Repeat every line exactly, keeping the pictures out of the copy.

═══ Recorded data

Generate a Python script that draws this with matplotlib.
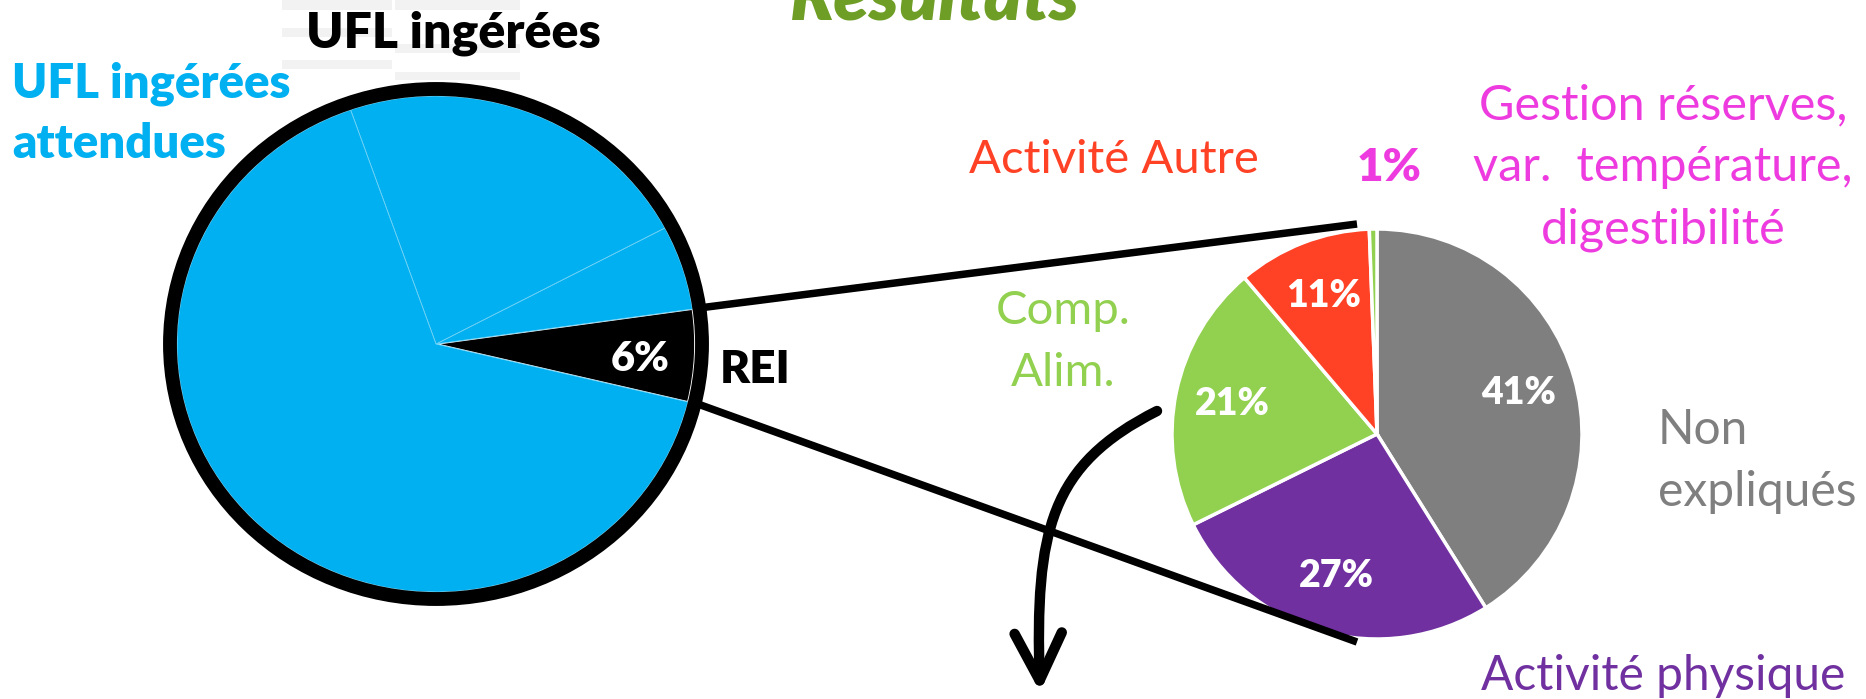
import numpy as np
import matplotlib
matplotlib.use("Agg")
from matplotlib import pyplot as plt
from matplotlib.patches import Ellipse, FancyArrowPatch, Rectangle
from matplotlib.path import Path
from matplotlib.transforms import Affine2D

plt.rcParams['font.family'] = ['Lato', 'DejaVu Sans']

# big pie : UFL ingérées (REI = part non attendue)
ufl_parts = ['REI', 'UFL ingérées', 'UFL ingérées (2)', 'UFL ingérées attendues']
ufl_values = [6, 5.5, 22.6, 65.9]

# zoom pie : decomposition of REI
rei_parts = ['Non expliqués', 'Activité physique', 'Comp. Alim.', 'Activité Autre',
             'Gestion réserves, var. température, digestibilité']
rei_values = [41.1, 26.6, 21.1, 10.6, 0.6]

BLUE = '#00B0F0'
GREY = '#7F7F7F'
PURPLE = '#7030A0'
GREEN = '#92D050'
RED = '#FF4125'
MAGENTA = '#EE3BDF'
TITLE_GREEN = '#6E9E25'
BOLD = 'heavy'

W, H = 1866, 699
fig = plt.figure(figsize=(W / 100, H / 100), dpi=100)
ax = fig.add_axes([0, 0, 1, 1])


def Y(y):
    return H - y


def lines(x, y0, txts, step, **kw):
    for i, t in enumerate(txts):
        ax.text(x, Y(y0 + i * step), t, va='baseline', **kw)


# faint leftovers of a table in the background
for rx, ry, rw, rh in [(282, 0, 110, 10), (395, 0, 125, 10), (282, 28, 110, 9),
                       (395, 44, 125, 9), (282, 60, 110, 9), (395, 72, 125, 8)]:
    ax.add_patch(Rectangle((rx, Y(ry + rh)), rw, rh, color='#F2F2F2', lw=0, zorder=0))

# ---- big pie (slightly elliptic in the slide)
bx, by, brx, bry = 436, Y(344), 259, 248
wedges, _ = ax.pie(ufl_values, colors=['black', BLUE, BLUE, BLUE], startangle=-13.5,
                   wedgeprops=dict(linewidth=0.6, edgecolor='#70D2F6'))
wedges[0].set_edgecolor('white')
wedges[0].set_linewidth(1.2)
big_tr = Affine2D().scale(brx, bry).translate(bx, by) + ax.transData
for w in wedges:
    w.set_transform(big_tr)
ax.add_patch(Ellipse((bx, by), 2 * (brx + 7), 2 * (bry + 7), fill=False,
                     ec='black', lw=10, zorder=3))

mid = np.radians((wedges[0].theta1 + wedges[0].theta2) / 2)
ax.text(bx + 0.79 * brx * np.cos(mid), by + 0.79 * bry * np.sin(mid) - 6,
        f"{ufl_values[0]:.0f}%", color='white', fontsize=30, fontweight=BOLD,
        ha='center', va='center', zorder=4)

# ---- zoom pie
sx, sy, sr = 1377, Y(434), 205
wedges2, _, autot = ax.pie(rei_values, colors=[GREY, PURPLE, GREEN, RED, GREEN],
                           startangle=90, counterclock=False, center=(sx, sy), radius=sr,
                           autopct='%.0f%%', pctdistance=0.72,
                           wedgeprops=dict(edgecolor='white', linewidth=2.5),
                           textprops=dict(color='white', fontsize=27, fontweight=BOLD))
autot[-1].set_position((1389, Y(181)))
autot[-1].set_color(MAGENTA)
autot[-1].set_fontsize(33)
autot[-1].set_va('baseline')

# connecting lines from REI wedge to zoom pie
for th, ey in [(wedges[0].theta2, sy + sr + 5), (wedges[0].theta1, sy - sr - 3)]:
    t = np.radians(th)
    ax.plot([bx + (brx + 13) * np.cos(t), sx - 20], [by + (bry + 13) * np.sin(t), ey],
            color='black', lw=5.4, solid_capstyle='butt', zorder=2)

# curved arrow
arrow_path = Path([(1157, Y(411)), (1050, Y(465)), (1035, Y(530)), (1040, Y(692))],
                  [Path.MOVETO, Path.CURVE4, Path.CURVE4, Path.CURVE4])
ax.add_patch(FancyArrowPatch(path=arrow_path, arrowstyle='->,head_length=34,head_width=17',
                             mutation_scale=1, lw=7.5, color='black',
                             capstyle='round', joinstyle='round', zorder=5))

# ---- texts
ax.text(935, Y(19), 'Résultats', color=TITLE_GREEN, fontsize=52, fontweight=BOLD,
        fontstyle='italic', ha='center', va='baseline')
ax.text(453, Y(48), 'UFL ingérées', color='black', fontsize=36, fontweight=BOLD,
        ha='center', va='baseline')
lines(12, 98, ['UFL ingérées', 'attendues'], 60, color=BLUE, fontsize=34,
      fontweight=BOLD, ha='left')
ax.text(720, Y(383), 'REI', color='black', fontsize=33, fontweight=BOLD,
        ha='left', va='baseline')
ax.text(1114, Y(173), 'Activité Autre', color=RED, fontsize=34, ha='center', va='baseline')
lines(1663, 119, ['Gestion réserves,', 'var.  température,', 'digestibilité'], 62,
      color=MAGENTA, fontsize=35, ha='center')
lines(1063, 324, ['Comp.', 'Alim.'], 62, color=GREEN, fontsize=34, ha='center')
lines(1658, 444, ['Non', 'expliqués'], 62, color=GREY, fontsize=34.5, ha='left')
ax.text(1663, Y(690), 'Activité physique', color=PURPLE, fontsize=34.5,
        ha='center', va='baseline')

ax.set_xlim(0, W)
ax.set_ylim(0, H)
ax.set_aspect('auto')
ax.axis('off')
fig.savefig('out.png', dpi=100)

══════

**Exercise output:**
Generate a Python script that draws this with matplotlib.
import numpy as np
import matplotlib
matplotlib.use("Agg")
from matplotlib import pyplot as plt
from matplotlib.patches import Ellipse, FancyArrowPatch, Rectangle
from matplotlib.path import Path
from matplotlib.transforms import Affine2D

plt.rcParams['font.family'] = ['Lato', 'DejaVu Sans']

# big pie : UFL ingérées (REI = part non attendue)
ufl_parts = ['REI', 'UFL ingérées', 'UFL ingérées (2)', 'UFL ingérées attendues']
ufl_values = [6, 5.5, 22.6, 65.9]

# zoom pie : decomposition of REI
rei_parts = ['Non expliqués', 'Activité physique', 'Comp. Alim.', 'Activité Autre',
             'Gestion réserves, var. température, digestibilité']
rei_values = [41.1, 26.6, 21.1, 10.6, 0.6]

BLUE = '#00B0F0'
GREY = '#7F7F7F'
PURPLE = '#7030A0'
GREEN = '#92D050'
RED = '#FF4125'
MAGENTA = '#EE3BDF'
TITLE_GREEN = '#6E9E25'
BOLD = 'heavy'

W, H = 1866, 699
fig = plt.figure(figsize=(W / 100, H / 100), dpi=100)
ax = fig.add_axes([0, 0, 1, 1])


def Y(y):
    return H - y


def lines(x, y0, txts, step, **kw):
    for i, t in enumerate(txts):
        ax.text(x, Y(y0 + i * step), t, va='baseline', **kw)


# faint leftovers of a table in the background
for rx, ry, rw, rh in [(282, 0, 110, 10), (395, 0, 125, 10), (282, 28, 110, 9),
                       (395, 44, 125, 9), (282, 60, 110, 9), (395, 72, 125, 8)]:
    ax.add_patch(Rectangle((rx, Y(ry + rh)), rw, rh, color='#F2F2F2', lw=0, zorder=0))

# ---- big pie (slightly elliptic in the slide)
bx, by, brx, bry = 436, Y(344), 259, 248
wedges, _ = ax.pie(ufl_values, colors=['black', BLUE, BLUE, BLUE], startangle=-13.5,
                   wedgeprops=dict(linewidth=0.6, edgecolor='#70D2F6'))
wedges[0].set_edgecolor('white')
wedges[0].set_linewidth(1.2)
big_tr = Affine2D().scale(brx, bry).translate(bx, by) + ax.transData
for w in wedges:
    w.set_transform(big_tr)
ax.add_patch(Ellipse((bx, by), 2 * (brx + 7), 2 * (bry + 7), fill=False,
                     ec='black', lw=10, zorder=3))

mid = np.radians((wedges[0].theta1 + wedges[0].theta2) / 2)
ax.text(bx + 0.79 * brx * np.cos(mid), by + 0.79 * bry * np.sin(mid) - 6,
        f"{ufl_values[0]:.0f}%", color='white', fontsize=30, fontweight=BOLD,
        ha='center', va='center', zorder=4)

# ---- zoom pie
sx, sy, sr = 1377, Y(434), 205
wedges2, _, autot = ax.pie(rei_values, colors=[GREY, PURPLE, GREEN, RED, GREEN],
                           startangle=90, counterclock=False, center=(sx, sy), radius=sr,
                           autopct='%.0f%%', pctdistance=0.72,
                           wedgeprops=dict(edgecolor='white', linewidth=2.5),
                           textprops=dict(color='white', fontsize=27, fontweight=BOLD))
autot[-1].set_position((1389, Y(181)))
autot[-1].set_color(MAGENTA)
autot[-1].set_fontsize(33)
autot[-1].set_va('baseline')

# connecting lines from REI wedge to zoom pie
for th, ey in [(wedges[0].theta2, sy + sr + 5), (wedges[0].theta1, sy - sr - 3)]:
    t = np.radians(th)
    ax.plot([bx + (brx + 13) * np.cos(t), sx - 20], [by + (bry + 13) * np.sin(t), ey],
            color='black', lw=5.4, solid_capstyle='butt', zorder=2)

# curved arrow
arrow_path = Path([(1157, Y(411)), (1050, Y(465)), (1035, Y(530)), (1040, Y(692))],
                  [Path.MOVETO, Path.CURVE4, Path.CURVE4, Path.CURVE4])
ax.add_patch(FancyArrowPatch(path=arrow_path, arrowstyle='->,head_length=34,head_width=17',
                             mutation_scale=1, lw=7.5, color='black',
                             capstyle='round', joinstyle='round', zorder=5))

# ---- texts
ax.text(935, Y(19), 'Résultats', color=TITLE_GREEN, fontsize=52, fontweight=BOLD,
        fontstyle='italic', ha='center', va='baseline')
ax.text(453, Y(48), 'UFL ingérées', color='black', fontsize=36, fontweight=BOLD,
        ha='center', va='baseline')
lines(12, 98, ['UFL ingérées', 'attendues'], 60, color=BLUE, fontsize=34,
      fontweight=BOLD, ha='left')
ax.text(720, Y(383), 'REI', color='black', fontsize=33, fontweight=BOLD,
        ha='left', va='baseline')
ax.text(1114, Y(173), 'Activité Autre', color=RED, fontsize=34, ha='center', va='baseline')
lines(1663, 119, ['Gestion réserves,', 'var.  température,', 'digestibilité'], 62,
      color=MAGENTA, fontsize=35, ha='center')
lines(1063, 324, ['Comp.', 'Alim.'], 62, color=GREEN, fontsize=34, ha='center')
lines(1658, 444, ['Non', 'expliqués'], 62, color=GREY, fontsize=34.5, ha='left')
ax.text(1663, Y(690), 'Activité physique', color=PURPLE, fontsize=34.5,
        ha='center', va='baseline')

ax.set_xlim(0, W)
ax.set_ylim(0, H)
ax.set_aspect('auto')
ax.axis('off')
fig.savefig('out.png', dpi=100)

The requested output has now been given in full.